Each line in the entries below that holds the string "this" is to be listed.

#### [SUPPLIED RECORDS]
--- --- ---
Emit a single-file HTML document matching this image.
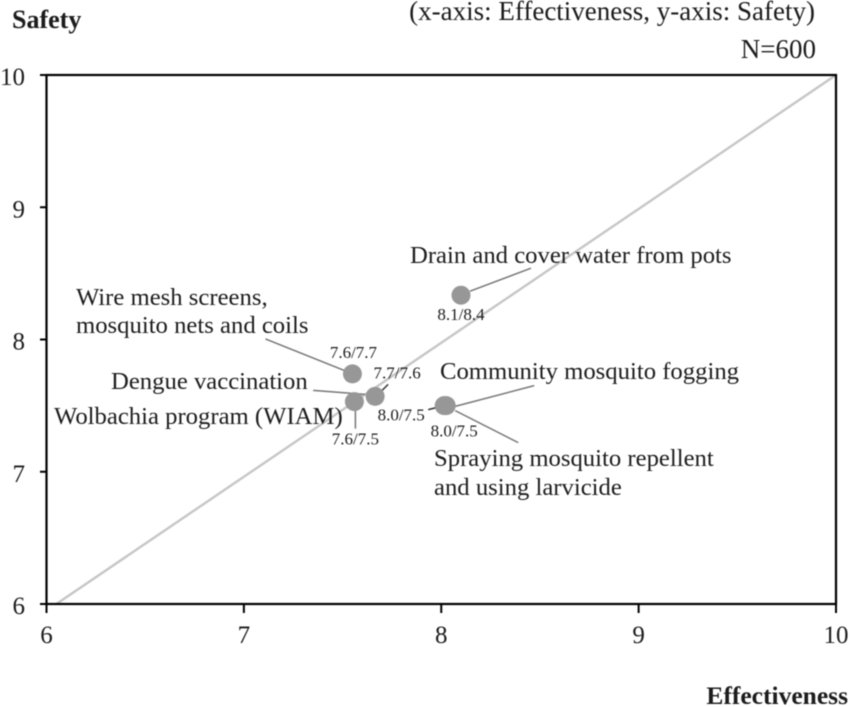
--- --- ---
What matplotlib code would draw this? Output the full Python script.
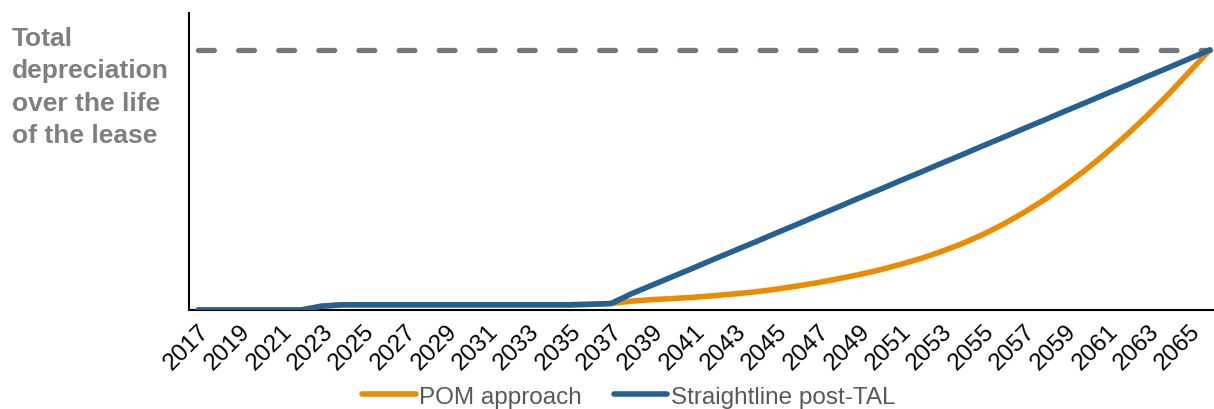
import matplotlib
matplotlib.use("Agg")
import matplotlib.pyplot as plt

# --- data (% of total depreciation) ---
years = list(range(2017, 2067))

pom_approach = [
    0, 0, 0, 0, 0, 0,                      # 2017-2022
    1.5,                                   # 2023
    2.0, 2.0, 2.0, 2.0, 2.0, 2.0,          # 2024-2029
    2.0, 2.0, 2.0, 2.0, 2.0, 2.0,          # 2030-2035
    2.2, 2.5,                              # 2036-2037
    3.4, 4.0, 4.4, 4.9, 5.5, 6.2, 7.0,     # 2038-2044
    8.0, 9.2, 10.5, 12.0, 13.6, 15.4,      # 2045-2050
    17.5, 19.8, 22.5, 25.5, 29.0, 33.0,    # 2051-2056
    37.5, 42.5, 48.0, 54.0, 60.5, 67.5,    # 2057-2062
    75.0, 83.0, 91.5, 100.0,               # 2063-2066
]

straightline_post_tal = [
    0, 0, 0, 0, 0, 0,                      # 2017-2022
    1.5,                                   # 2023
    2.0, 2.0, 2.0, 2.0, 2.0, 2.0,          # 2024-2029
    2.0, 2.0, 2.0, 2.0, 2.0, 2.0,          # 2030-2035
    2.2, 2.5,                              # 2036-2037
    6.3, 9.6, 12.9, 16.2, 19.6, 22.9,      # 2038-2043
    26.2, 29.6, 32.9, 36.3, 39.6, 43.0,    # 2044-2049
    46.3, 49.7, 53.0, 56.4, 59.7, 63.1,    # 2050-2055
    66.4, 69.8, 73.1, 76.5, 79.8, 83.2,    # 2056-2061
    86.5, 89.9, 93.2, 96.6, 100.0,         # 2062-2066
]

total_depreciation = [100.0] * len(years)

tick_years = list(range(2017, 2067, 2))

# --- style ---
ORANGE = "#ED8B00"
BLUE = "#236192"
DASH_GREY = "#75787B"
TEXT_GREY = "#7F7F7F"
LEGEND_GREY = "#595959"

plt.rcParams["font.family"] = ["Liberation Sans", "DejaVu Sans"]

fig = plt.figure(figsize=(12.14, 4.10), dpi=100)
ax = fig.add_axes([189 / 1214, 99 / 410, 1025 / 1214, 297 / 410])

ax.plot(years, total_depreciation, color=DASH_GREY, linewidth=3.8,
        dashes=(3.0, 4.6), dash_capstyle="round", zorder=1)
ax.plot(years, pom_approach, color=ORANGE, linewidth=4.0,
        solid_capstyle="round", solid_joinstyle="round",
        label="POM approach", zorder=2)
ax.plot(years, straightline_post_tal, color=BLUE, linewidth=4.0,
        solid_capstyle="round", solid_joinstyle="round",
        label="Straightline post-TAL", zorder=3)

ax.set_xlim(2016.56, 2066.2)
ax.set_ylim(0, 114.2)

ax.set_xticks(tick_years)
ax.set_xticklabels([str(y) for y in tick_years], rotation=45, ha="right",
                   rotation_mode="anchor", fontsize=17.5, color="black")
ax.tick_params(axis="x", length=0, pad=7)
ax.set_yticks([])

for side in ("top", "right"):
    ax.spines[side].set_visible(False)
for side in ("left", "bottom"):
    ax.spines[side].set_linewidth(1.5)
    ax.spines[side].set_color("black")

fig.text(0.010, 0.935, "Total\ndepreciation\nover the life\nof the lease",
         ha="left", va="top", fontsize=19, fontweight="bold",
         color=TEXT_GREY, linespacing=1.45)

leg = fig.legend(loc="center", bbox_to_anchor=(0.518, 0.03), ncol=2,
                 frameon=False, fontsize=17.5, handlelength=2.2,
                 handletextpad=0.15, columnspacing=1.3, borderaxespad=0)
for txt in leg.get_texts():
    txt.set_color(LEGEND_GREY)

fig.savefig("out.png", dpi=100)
--- --- ---
#### [THE SOLUTION]
Emit a single-file HTML document matching this image.
What matplotlib code would draw this? Output the full Python script.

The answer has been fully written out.